■ WHAT NEEDS TO BE DONE: Every line below is to be copied exactly, with the pictures left out.

■ INFORMATION SHOWN:
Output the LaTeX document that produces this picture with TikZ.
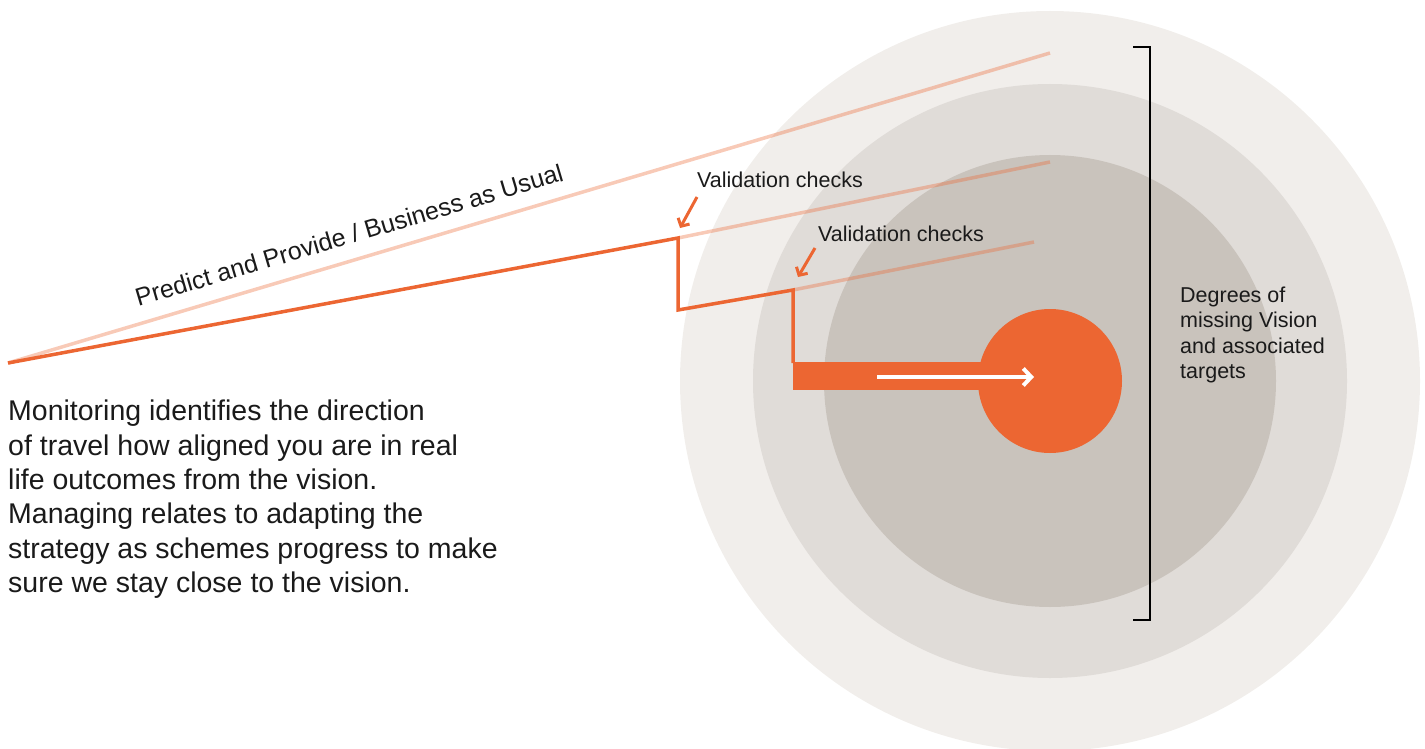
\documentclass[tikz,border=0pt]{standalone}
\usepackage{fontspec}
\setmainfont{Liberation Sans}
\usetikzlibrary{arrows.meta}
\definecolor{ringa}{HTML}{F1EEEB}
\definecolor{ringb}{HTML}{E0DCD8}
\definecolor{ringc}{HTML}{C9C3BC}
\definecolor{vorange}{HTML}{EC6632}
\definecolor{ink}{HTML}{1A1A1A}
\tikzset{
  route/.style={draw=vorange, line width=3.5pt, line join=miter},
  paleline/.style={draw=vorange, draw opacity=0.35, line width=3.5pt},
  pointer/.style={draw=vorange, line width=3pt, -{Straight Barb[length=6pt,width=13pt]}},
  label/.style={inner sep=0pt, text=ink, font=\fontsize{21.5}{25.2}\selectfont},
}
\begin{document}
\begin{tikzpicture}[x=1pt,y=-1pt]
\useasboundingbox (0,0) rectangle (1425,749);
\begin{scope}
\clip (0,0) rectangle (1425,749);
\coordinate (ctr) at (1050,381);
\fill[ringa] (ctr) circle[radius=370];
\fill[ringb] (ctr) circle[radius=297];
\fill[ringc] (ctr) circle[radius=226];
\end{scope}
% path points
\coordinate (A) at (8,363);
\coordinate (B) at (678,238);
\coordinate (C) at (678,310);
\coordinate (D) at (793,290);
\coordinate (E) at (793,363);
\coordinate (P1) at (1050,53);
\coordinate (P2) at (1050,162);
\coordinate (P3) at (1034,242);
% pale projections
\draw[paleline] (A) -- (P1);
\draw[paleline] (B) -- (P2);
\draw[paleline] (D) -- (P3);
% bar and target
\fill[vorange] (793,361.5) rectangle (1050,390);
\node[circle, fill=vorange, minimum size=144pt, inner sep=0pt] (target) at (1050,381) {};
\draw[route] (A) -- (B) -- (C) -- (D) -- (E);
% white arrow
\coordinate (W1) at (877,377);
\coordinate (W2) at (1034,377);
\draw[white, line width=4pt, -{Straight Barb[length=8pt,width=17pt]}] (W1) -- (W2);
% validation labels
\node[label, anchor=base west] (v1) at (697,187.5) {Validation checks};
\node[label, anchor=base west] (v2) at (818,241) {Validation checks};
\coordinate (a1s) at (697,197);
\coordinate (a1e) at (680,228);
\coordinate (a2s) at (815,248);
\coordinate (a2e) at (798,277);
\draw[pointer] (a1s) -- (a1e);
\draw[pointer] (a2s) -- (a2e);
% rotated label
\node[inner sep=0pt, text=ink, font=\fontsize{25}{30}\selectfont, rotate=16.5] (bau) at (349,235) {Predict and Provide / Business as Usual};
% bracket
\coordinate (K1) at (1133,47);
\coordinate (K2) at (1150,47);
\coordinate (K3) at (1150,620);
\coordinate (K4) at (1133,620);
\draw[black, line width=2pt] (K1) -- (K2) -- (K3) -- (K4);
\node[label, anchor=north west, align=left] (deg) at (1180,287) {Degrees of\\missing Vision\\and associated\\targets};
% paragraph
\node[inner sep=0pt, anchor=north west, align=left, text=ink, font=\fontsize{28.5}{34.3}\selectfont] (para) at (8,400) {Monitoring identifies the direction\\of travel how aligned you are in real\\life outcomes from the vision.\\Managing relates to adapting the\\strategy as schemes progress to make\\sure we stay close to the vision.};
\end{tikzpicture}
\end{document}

■ RESPONSE:
Output the LaTeX document that produces this picture with TikZ.
\documentclass[tikz,border=0pt]{standalone}
\usepackage{fontspec}
\setmainfont{Liberation Sans}
\usetikzlibrary{arrows.meta}
\definecolor{ringa}{HTML}{F1EEEB}
\definecolor{ringb}{HTML}{E0DCD8}
\definecolor{ringc}{HTML}{C9C3BC}
\definecolor{vorange}{HTML}{EC6632}
\definecolor{ink}{HTML}{1A1A1A}
\tikzset{
  route/.style={draw=vorange, line width=3.5pt, line join=miter},
  paleline/.style={draw=vorange, draw opacity=0.35, line width=3.5pt},
  pointer/.style={draw=vorange, line width=3pt, -{Straight Barb[length=6pt,width=13pt]}},
  label/.style={inner sep=0pt, text=ink, font=\fontsize{21.5}{25.2}\selectfont},
}
\begin{document}
\begin{tikzpicture}[x=1pt,y=-1pt]
\useasboundingbox (0,0) rectangle (1425,749);
\begin{scope}
\clip (0,0) rectangle (1425,749);
\coordinate (ctr) at (1050,381);
\fill[ringa] (ctr) circle[radius=370];
\fill[ringb] (ctr) circle[radius=297];
\fill[ringc] (ctr) circle[radius=226];
\end{scope}
% path points
\coordinate (A) at (8,363);
\coordinate (B) at (678,238);
\coordinate (C) at (678,310);
\coordinate (D) at (793,290);
\coordinate (E) at (793,363);
\coordinate (P1) at (1050,53);
\coordinate (P2) at (1050,162);
\coordinate (P3) at (1034,242);
% pale projections
\draw[paleline] (A) -- (P1);
\draw[paleline] (B) -- (P2);
\draw[paleline] (D) -- (P3);
% bar and target
\fill[vorange] (793,361.5) rectangle (1050,390);
\node[circle, fill=vorange, minimum size=144pt, inner sep=0pt] (target) at (1050,381) {};
\draw[route] (A) -- (B) -- (C) -- (D) -- (E);
% white arrow
\coordinate (W1) at (877,377);
\coordinate (W2) at (1034,377);
\draw[white, line width=4pt, -{Straight Barb[length=8pt,width=17pt]}] (W1) -- (W2);
% validation labels
\node[label, anchor=base west] (v1) at (697,187.5) {Validation checks};
\node[label, anchor=base west] (v2) at (818,241) {Validation checks};
\coordinate (a1s) at (697,197);
\coordinate (a1e) at (680,228);
\coordinate (a2s) at (815,248);
\coordinate (a2e) at (798,277);
\draw[pointer] (a1s) -- (a1e);
\draw[pointer] (a2s) -- (a2e);
% rotated label
\node[inner sep=0pt, text=ink, font=\fontsize{25}{30}\selectfont, rotate=16.5] (bau) at (349,235) {Predict and Provide / Business as Usual};
% bracket
\coordinate (K1) at (1133,47);
\coordinate (K2) at (1150,47);
\coordinate (K3) at (1150,620);
\coordinate (K4) at (1133,620);
\draw[black, line width=2pt] (K1) -- (K2) -- (K3) -- (K4);
\node[label, anchor=north west, align=left] (deg) at (1180,287) {Degrees of\\missing Vision\\and associated\\targets};
% paragraph
\node[inner sep=0pt, anchor=north west, align=left, text=ink, font=\fontsize{28.5}{34.3}\selectfont] (para) at (8,400) {Monitoring identifies the direction\\of travel how aligned you are in real\\life outcomes from the vision.\\Managing relates to adapting the\\strategy as schemes progress to make\\sure we stay close to the vision.};
\end{tikzpicture}
\end{document}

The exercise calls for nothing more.